» DATA SECTION
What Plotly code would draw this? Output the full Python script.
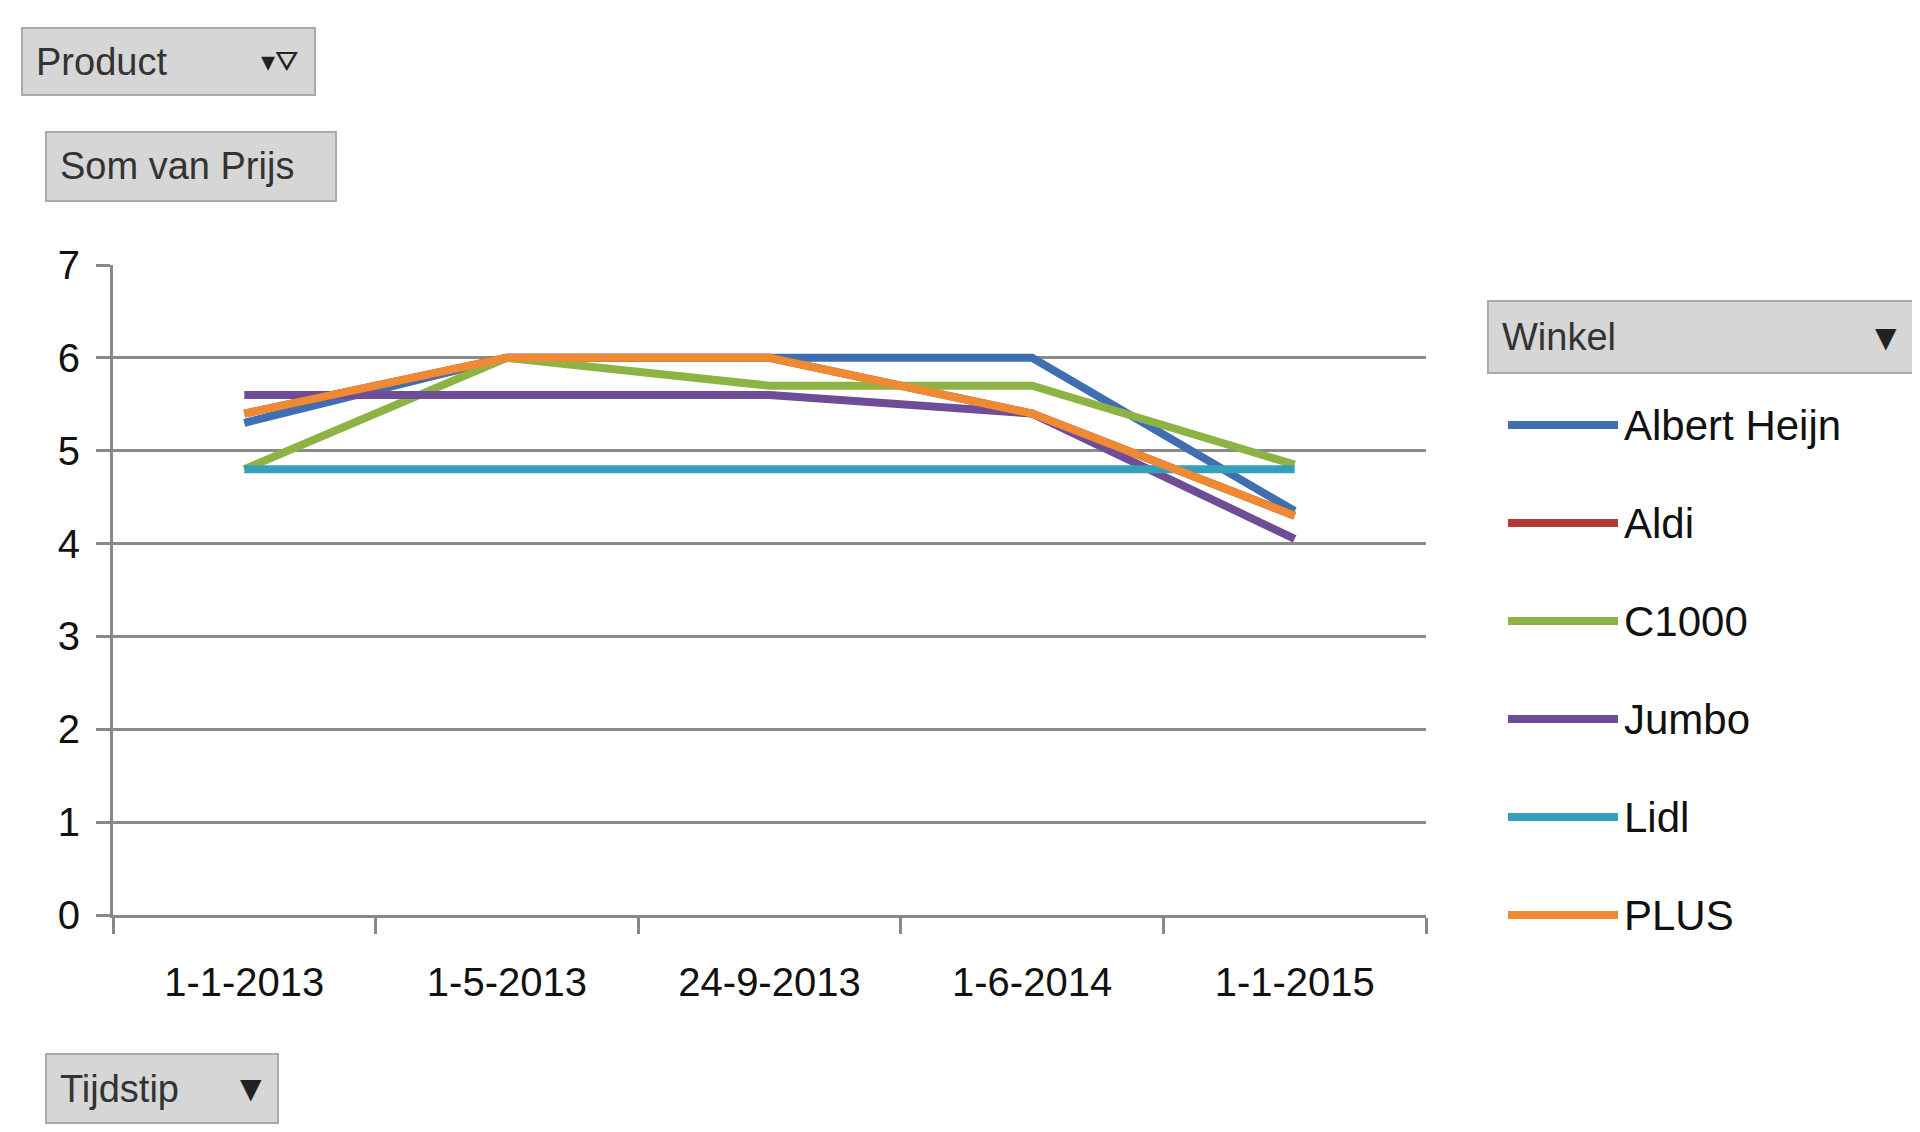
import plotly.graph_objects as go

dates = ["1-1-2013", "1-5-2013", "24-9-2013", "1-6-2014", "1-1-2015"]
names = ["Albert Heijn", "Aldi", "C1000", "Jumbo", "Lidl", "PLUS"]
colors = ["#3f6fb0", "#b33a37", "#8db344", "#6f4c96", "#35a0bb", "#ee8a33"]
albert = [5.3, 6.0, 6.0, 6.0, 4.35]
aldi = [5.4, 6.0, 6.0, 5.4, 4.3]
c1000 = [4.8, 6.0, 5.7, 5.7, 4.85]
jumbo = [5.6, 5.6, 5.6, 5.4, 4.05]
lidl = [4.8, 4.8, 4.8, 4.8, 4.8]
plus = [5.4, 6.0, 6.0, 5.4, 4.3]
series = [albert, aldi, c1000, jumbo, lidl, plus]

W, H = 1920, 1132
L, R, T, B = 105, 1418, 257, 907
def xp(px): return (px - L) / (R - L)
def yp(py): return (B - py) / (B - T)

fig = go.Figure()
for n, c, v in zip(names, colors, series):
    fig.add_trace(go.Scatter(x=dates, y=v, mode="lines", name=n,
                             line=dict(color=c, width=8), showlegend=False))

font = "Liberation Sans, Arial, sans-serif"
shapes, anns = [], []
def button(x0, y0, x1, y1, text, arrow=None):
    shapes.append(dict(type="rect", xref="paper", yref="paper",
                       x0=xp(x0), x1=xp(x1), y0=yp(y0), y1=yp(y1),
                       fillcolor="#d6d6d6", line=dict(color="#aaaaaa", width=2)))
    anns.append(dict(xref="paper", yref="paper", x=xp(x0 + 12), y=yp((y0 + y1) / 2),
                     text=text, showarrow=False, xanchor="left", yanchor="middle",
                     font=dict(family=font, size=38, color="#333333")))
    if arrow:
        anns.append(dict(xref="paper", yref="paper", x=xp(x1 - 14), y=yp((y0 + y1) / 2),
                         text=arrow, showarrow=False, xanchor="right", yanchor="middle",
                         font=dict(family="DejaVu Sans", size=28, color="#222222")))

button(14, 20, 307, 87, "Product", "▾⛛")
button(38, 124, 328, 193, "Som van Prijs")
button(1480, 293, 1905, 365, "Winkel", "▼")
button(38, 1046, 270, 1115, "Tijdstip", "▼")

for i, (n, c) in enumerate(zip(names, colors)):
    py = 417 + i * 98
    shapes.append(dict(type="line", xref="paper", yref="paper",
                       x0=xp(1500), x1=xp(1610), y0=yp(py), y1=yp(py),
                       line=dict(color=c, width=8)))
    anns.append(dict(xref="paper", yref="paper", x=xp(1614), y=yp(py), text=n,
                     showarrow=False, xanchor="left", yanchor="middle",
                     font=dict(family=font, size=42, color="#111111")))

fig.update_layout(
    width=W, height=H, margin=dict(l=L, r=W - R, t=T, b=H - B),
    paper_bgcolor="white", plot_bgcolor="white", shapes=shapes, annotations=anns,
    xaxis=dict(type="category", range=[-0.5, 4.5], showgrid=False, showline=True,
               linecolor="#888888", linewidth=3, ticks="outside", tickson="boundaries",
               ticklen=16, tickwidth=3, tickcolor="#888888", ticklabelstandoff=30,
               tickfont=dict(family=font, size=40, color="#111111")),
    yaxis=dict(range=[0, 7], dtick=1, showgrid=True, gridcolor="#8a8a8a", gridwidth=3,
               showline=True, linecolor="#888888", linewidth=3, zeroline=False,
               ticks="outside", ticklen=14, tickwidth=3, tickcolor="#888888",
               ticklabelstandoff=8,
               tickfont=dict(family=font, size=40, color="#111111")),
)
fig.write_html("out.html")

» TASK DIRECTIONS
Exactly restate the lines from the beginning of the data through the line with "line=dict(color=c, width=8), showlegend=False))", and no others, keeping pictures out.

» THE COMPLETED TASK
What Plotly code would draw this? Output the full Python script.
import plotly.graph_objects as go

dates = ["1-1-2013", "1-5-2013", "24-9-2013", "1-6-2014", "1-1-2015"]
names = ["Albert Heijn", "Aldi", "C1000", "Jumbo", "Lidl", "PLUS"]
colors = ["#3f6fb0", "#b33a37", "#8db344", "#6f4c96", "#35a0bb", "#ee8a33"]
albert = [5.3, 6.0, 6.0, 6.0, 4.35]
aldi = [5.4, 6.0, 6.0, 5.4, 4.3]
c1000 = [4.8, 6.0, 5.7, 5.7, 4.85]
jumbo = [5.6, 5.6, 5.6, 5.4, 4.05]
lidl = [4.8, 4.8, 4.8, 4.8, 4.8]
plus = [5.4, 6.0, 6.0, 5.4, 4.3]
series = [albert, aldi, c1000, jumbo, lidl, plus]

W, H = 1920, 1132
L, R, T, B = 105, 1418, 257, 907
def xp(px): return (px - L) / (R - L)
def yp(py): return (B - py) / (B - T)

fig = go.Figure()
for n, c, v in zip(names, colors, series):
    fig.add_trace(go.Scatter(x=dates, y=v, mode="lines", name=n,
                             line=dict(color=c, width=8), showlegend=False))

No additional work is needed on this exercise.